Document Type thesis Author Name Burge, Janet E. Email Address jburge at cs.wpi.edu URN etd-101399-123113 Title Knowledge Elicitation for Design Task Sequencing Knowledge Degree MS Department Computer Science Advisors Dr. Eva Hudlicka, Adjunct Advisor Dr. Micha Hofri, Department Head Dr. David Brown, Major Advisor Keywords web knowledge elicitation design Date of Presentation/Defense 1998-12-01 Availability unrestricted
There are many types of knowledge involved in producing a design (the process of specifying a description of an artifact that satisfies a collection of constraints [Brown, 1992]). Of these, one of the most crucial is the design plan: the sequence of steps taken to create the design (or a portion of the design). A number of knowledge elicitation methods can be used to obtain this knowledge from the designer. The success of the elicitation depends on the match between the knowledge elicitation method used and the information being sought. The difficulty with obtaining design plan information is that this information may involve implicit knowledge, i.e. knowledge that can not be expressed explicitly.
In this thesis, an approach is used that combines two knowledge elicitation techniques: one direct, to directly request the design steps and their sequence, and one indirect, to refine this knowledge by obtaining steps and sequences that may be implicit.
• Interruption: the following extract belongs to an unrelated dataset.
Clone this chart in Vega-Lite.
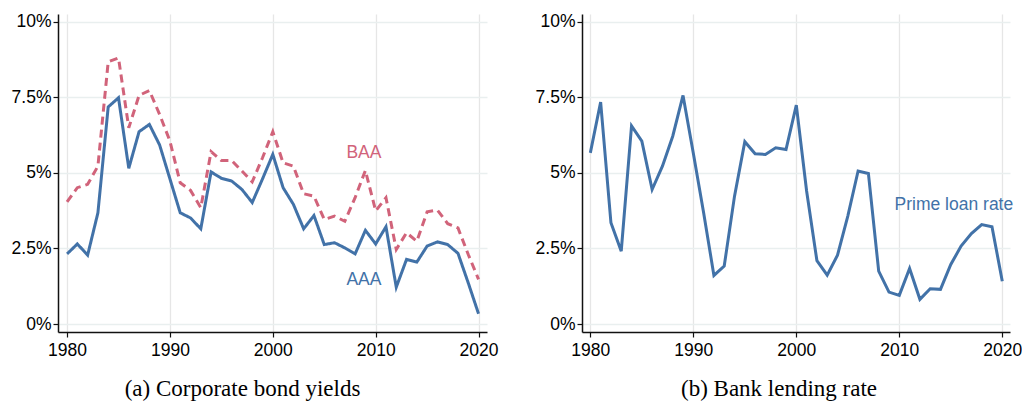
{
  "$schema": "https://vega.github.io/schema/vega-lite/v6.json",
  "background": "white",
  "padding": {"left": 11, "top": 12, "right": 0, "bottom": 0},
  "config": {
    "view": {"stroke": null},
    "axis": {
      "domainColor": "#111111", "domainWidth": 1.5,
      "tickColor": "#111111", "tickWidth": 1.2, "tickSize": 5,
      "labelFont": "Liberation Sans", "labelFontSize": 17.5, "labelColor": "#000000",
      "gridWidth": 1.3, "title": null, "labelFlush": false, "labelOverlap": false
    },
    "title": {"font": "Liberation Serif", "fontSize": 23, "fontWeight": "normal", "color": "#000000", "orient": "bottom", "anchor": "middle", "frame": "group"}
  },
  "datasets": {
    "bonds": [
      {"year": 1980, "series": "AAA", "value": 2.32}, {"year": 1981, "series": "AAA", "value": 2.65}, {"year": 1982, "series": "AAA", "value": 2.28}, {"year": 1983, "series": "AAA", "value": 3.68}, {"year": 1984, "series": "AAA", "value": 7.18}, {"year": 1985, "series": "AAA", "value": 7.48}, {"year": 1986, "series": "AAA", "value": 5.15}, {"year": 1987, "series": "AAA", "value": 6.36}, {"year": 1988, "series": "AAA", "value": 6.6}, {"year": 1989, "series": "AAA", "value": 5.92},
      {"year": 1990, "series": "AAA", "value": 4.8}, {"year": 1991, "series": "AAA", "value": 3.68}, {"year": 1992, "series": "AAA", "value": 3.51}, {"year": 1993, "series": "AAA", "value": 3.15}, {"year": 1994, "series": "AAA", "value": 5.03}, {"year": 1995, "series": "AAA", "value": 4.82}, {"year": 1996, "series": "AAA", "value": 4.73}, {"year": 1997, "series": "AAA", "value": 4.45}, {"year": 1998, "series": "AAA", "value": 4.02}, {"year": 1999, "series": "AAA", "value": 4.8},
      {"year": 2000, "series": "AAA", "value": 5.61}, {"year": 2001, "series": "AAA", "value": 4.51}, {"year": 2002, "series": "AAA", "value": 3.96}, {"year": 2003, "series": "AAA", "value": 3.15}, {"year": 2004, "series": "AAA", "value": 3.59}, {"year": 2005, "series": "AAA", "value": 2.63}, {"year": 2006, "series": "AAA", "value": 2.69}, {"year": 2007, "series": "AAA", "value": 2.52}, {"year": 2008, "series": "AAA", "value": 2.32}, {"year": 2009, "series": "AAA", "value": 3.1},
      {"year": 2010, "series": "AAA", "value": 2.65}, {"year": 2011, "series": "AAA", "value": 3.22}, {"year": 2012, "series": "AAA", "value": 1.22}, {"year": 2013, "series": "AAA", "value": 2.14}, {"year": 2014, "series": "AAA", "value": 2.05}, {"year": 2015, "series": "AAA", "value": 2.58}, {"year": 2016, "series": "AAA", "value": 2.72}, {"year": 2017, "series": "AAA", "value": 2.63}, {"year": 2018, "series": "AAA", "value": 2.34}, {"year": 2019, "series": "AAA", "value": 1.36}, {"year": 2020, "series": "AAA", "value": 0.34},
      {"year": 1980, "series": "BAA", "value": 4.04}, {"year": 1981, "series": "BAA", "value": 4.51}, {"year": 1982, "series": "BAA", "value": 4.62}, {"year": 1983, "series": "BAA", "value": 5.22}, {"year": 1984, "series": "BAA", "value": 8.67}, {"year": 1985, "series": "BAA", "value": 8.8}, {"year": 1986, "series": "BAA", "value": 6.49}, {"year": 1987, "series": "BAA", "value": 7.56}, {"year": 1988, "series": "BAA", "value": 7.72}, {"year": 1989, "series": "BAA", "value": 6.93},
      {"year": 1990, "series": "BAA", "value": 6.05}, {"year": 1991, "series": "BAA", "value": 4.67}, {"year": 1992, "series": "BAA", "value": 4.42}, {"year": 1993, "series": "BAA", "value": 3.85}, {"year": 1994, "series": "BAA", "value": 5.7}, {"year": 1995, "series": "BAA", "value": 5.41}, {"year": 1996, "series": "BAA", "value": 5.41}, {"year": 1997, "series": "BAA", "value": 5.06}, {"year": 1998, "series": "BAA", "value": 4.7}, {"year": 1999, "series": "BAA", "value": 5.5},
      {"year": 2000, "series": "BAA", "value": 6.36}, {"year": 2001, "series": "BAA", "value": 5.33}, {"year": 2002, "series": "BAA", "value": 5.22}, {"year": 2003, "series": "BAA", "value": 4.31}, {"year": 2004, "series": "BAA", "value": 4.23}, {"year": 2005, "series": "BAA", "value": 3.46}, {"year": 2006, "series": "BAA", "value": 3.57}, {"year": 2007, "series": "BAA", "value": 3.4}, {"year": 2008, "series": "BAA", "value": 4.18}, {"year": 2009, "series": "BAA", "value": 5.08},
      {"year": 2010, "series": "BAA", "value": 3.74}, {"year": 2011, "series": "BAA", "value": 4.18}, {"year": 2012, "series": "BAA", "value": 2.47}, {"year": 2013, "series": "BAA", "value": 3.02}, {"year": 2014, "series": "BAA", "value": 2.74}, {"year": 2015, "series": "BAA", "value": 3.71}, {"year": 2016, "series": "BAA", "value": 3.77}, {"year": 2017, "series": "BAA", "value": 3.32}, {"year": 2018, "series": "BAA", "value": 3.18}, {"year": 2019, "series": "BAA", "value": 2.3}, {"year": 2020, "series": "BAA", "value": 1.48}
    ],
    "prime": [
      {"year": 1980, "value": 5.66}, {"year": 1981, "value": 7.34}, {"year": 1982, "value": 3.35}, {"year": 1983, "value": 2.41}, {"year": 1984, "value": 6.55}, {"year": 1985, "value": 6.05}, {"year": 1986, "value": 4.45}, {"year": 1987, "value": 5.22}, {"year": 1988, "value": 6.21}, {"year": 1989, "value": 7.56},
      {"year": 1990, "value": 5.65}, {"year": 1991, "value": 3.68}, {"year": 1992, "value": 1.61}, {"year": 1993, "value": 1.92}, {"year": 1994, "value": 4.23}, {"year": 1995, "value": 6.03}, {"year": 1996, "value": 5.63}, {"year": 1997, "value": 5.61}, {"year": 1998, "value": 5.83}, {"year": 1999, "value": 5.77},
      {"year": 2000, "value": 7.24}, {"year": 2001, "value": 4.4}, {"year": 2002, "value": 2.1}, {"year": 2003, "value": 1.62}, {"year": 2004, "value": 2.28}, {"year": 2005, "value": 3.57}, {"year": 2006, "value": 5.06}, {"year": 2007, "value": 4.98}, {"year": 2008, "value": 1.75}, {"year": 2009, "value": 1.06},
      {"year": 2010, "value": 0.95}, {"year": 2011, "value": 1.84}, {"year": 2012, "value": 0.82}, {"year": 2013, "value": 1.17}, {"year": 2014, "value": 1.15}, {"year": 2015, "value": 1.97}, {"year": 2016, "value": 2.58}, {"year": 2017, "value": 2.99}, {"year": 2018, "value": 3.29}, {"year": 2019, "value": 3.22}, {"year": 2020, "value": 1.42}
    ],
    "bondLabels": [
      {"label": "BAA", "series": "BAA", "year": 2008.86, "value": 5.65},
      {"label": "AAA", "series": "AAA", "year": 2008.86, "value": 1.45}
    ],
    "primeLabels": [
      {"label": "Prime loan rate", "year": 2015.3, "value": 3.93}
    ]
  },
  "hconcat": [
    {
      "width": 429, "height": 318,
      "title": {"text": "(a) Corporate bond yields", "dx": -30, "offset": 19},
      "encoding": {
        "x": {"field": "year", "type": "quantitative", "scale": {"domain": [1979.12, 2020.82], "nice": false, "zero": false},
              "axis": {"values": [1980, 1990, 2000, 2010, 2020], "format": "d", "labelPadding": 4, "gridColor": "#e6e6e6"}},
        "y": {"field": "value", "type": "quantitative", "scale": {"domain": [-0.26, 10.25], "nice": false, "zero": false},
              "axis": {"values": [0, 2.5, 5, 7.5, 10], "labelExpr": "datum.value + '%'", "labelPadding": 2, "gridColor": "#e9efef"}}
      },
      "layer": [
        {
          "data": {"name": "bonds"},
          "mark": {"type": "line", "strokeWidth": 3, "strokeJoin": "miter"},
          "encoding": {
            "color": {"field": "series", "type": "nominal", "scale": {"domain": ["AAA", "BAA"], "range": ["#4272a8", "#d1637a"]}, "legend": null},
            "strokeDash": {"field": "series", "type": "nominal", "scale": {"domain": ["AAA", "BAA"], "range": [[1, 0], [8, 5]]}, "legend": null}
          }
        },
        {
          "data": {"name": "bondLabels"},
          "mark": {"type": "text", "font": "Liberation Sans", "fontSize": 17.5, "align": "center", "baseline": "middle"},
          "encoding": {
            "text": {"field": "label"},
            "color": {"field": "series", "type": "nominal", "scale": {"domain": ["AAA", "BAA"], "range": ["#4272a8", "#d1637a"]}, "legend": null}
          }
        }
      ]
    },
    {
      "width": 428, "height": 318,
      "title": {"text": "(b) Bank lending rate", "dx": -17, "offset": 19},
      "encoding": {
        "x": {"field": "year", "type": "quantitative", "scale": {"domain": [1979.19, 2020.75], "nice": false, "zero": false},
              "axis": {"values": [1980, 1990, 2000, 2010, 2020], "format": "d", "labelPadding": 4, "gridColor": "#e6e6e6"}},
        "y": {"field": "value", "type": "quantitative", "scale": {"domain": [-0.26, 10.25], "nice": false, "zero": false},
              "axis": {"values": [0, 2.5, 5, 7.5, 10], "labelExpr": "datum.value + '%'", "labelPadding": 2, "gridColor": "#e9efef"}}
      },
      "layer": [
        {
          "data": {"name": "prime"},
          "mark": {"type": "line", "strokeWidth": 3, "color": "#4272a8", "strokeJoin": "miter"},
          "encoding": {}
        },
        {
          "data": {"name": "primeLabels"},
          "mark": {"type": "text", "font": "Liberation Sans", "fontSize": 17.5, "align": "center", "baseline": "middle", "color": "#4272a8"},
          "encoding": {"text": {"field": "label"}}
        }
      ]
    }
  ],
  "spacing": 36
}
The two techniques used in this thesis were Forward Scenario Simulation (FSS), a technique where the domain expert describes how the procedure followed to solve it, and Card Sort, a technique where the domain expert is asked to sort items (usually entities in the domain) along different attributes.
The Design Ordering Elicitation System (DOES) was built to perform the knowledge elicitation. This system is a web-based system designed to support remote knowledge elicitation: KE performed without the presence of the knowledge engineer. This system was used to administer knowledge elicitation sessions to evaluate the effectiveness of these techniques at obtaining design steps and their sequencing. The results indicate that using an indirect technique together with a direct technique obtains more alternative sequences for the design steps than using the direct technique alone.